Photographies Lili Barbery-Coulon. Les buffets du brunch en haut, l’espace réservé aux enfants en bas

Si la déco des espaces intérieurs n’est pas vraiment à mon goût et que je ne suis pas sensible aux œuvres d’art accrochées dans les espaces communs de l’hôtel, les deux bassins continuent à exercer leur pouvoir d’attraction légendaire. Le bassin d’été, chauffé à longueur d’année, est spectaculaire. En ce moment, le roof top est fermé mais on pourra à nouveau en profiter aux beaux jours. Quant au bassin historique abrité d’une verrière vertigineuse, il accueille les vrais nageurs comme les familles (énormément de jeunes couples avec bébés) et il est si grand (33 mètres tout de même) qu’on a peu de chance de s’y sentir à l’étroit. Après la baignade, la plupart des clients se rendent au Hammam au sous-sol. Et cette sensation de moiteur tropicale en février, ça n’a pas de prix. Bref, en l’espace de 24h, j’ai eu l’impression de partir une semaine entière en vacances. J’ai adoré me promener en peignoir et chaussons dans les couloirs de l’hôtel, zoner au bord de la piscine et m’extasier sur tous les cinglés qui nageaient la brasse coulée dehors (il paraît qu’il suffit d’avoir le courage de se déshabiller pour apprécier les 28 degrés aquatiques). Ma petite séance de coaching m’a déculpabilisée au moment du brunch. Et on est tous reparti enchantés. D’autant qu’en sortant, on a découvert les Serres d’Auteuil qui ont fini de nous dépayser. Un weekend parfait…

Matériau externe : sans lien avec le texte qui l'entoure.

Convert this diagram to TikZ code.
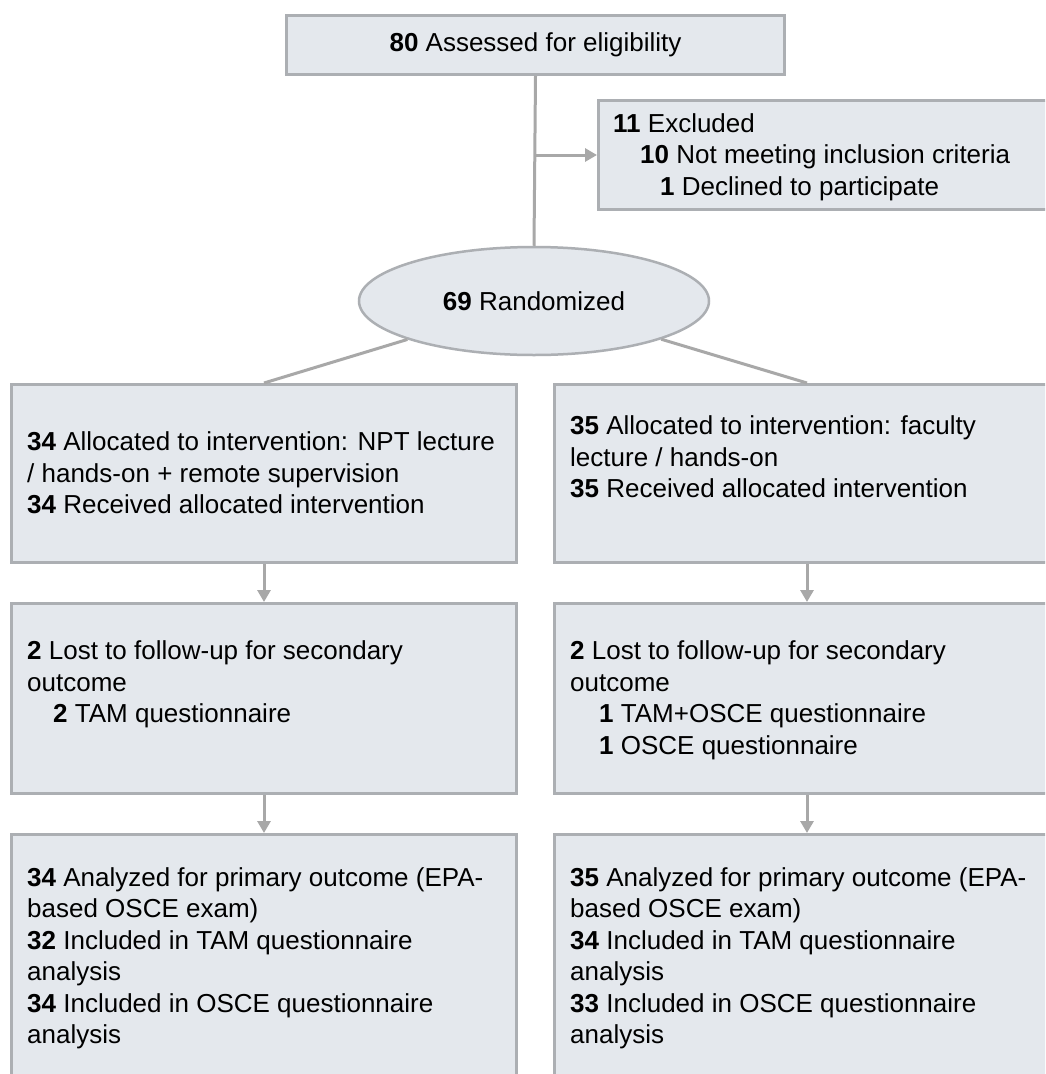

Photographies Lili Barbery-Coulon

Massage d’1h avec Christelle 150€. Si vous n’êtes intéressés que par l’accès aux bassins, la journée est à 150€ en basse saison. Autre option : passer la nuit là bas pour profiter des piscines jusqu’au bout de la nuit. 250€ la nuit en chambre double pour deux adultes. Sinon le brunch adulte + accès piscine est à 135€ par adulte, 75€ sans l’accès aux piscines. 30€ le brunch pour les moins de 6 ans, 60€ pour les 6-12 ans. Molitor, 13 rue Nungesser et Coli, Paris 16e, Tel : 01 56 07 08 50.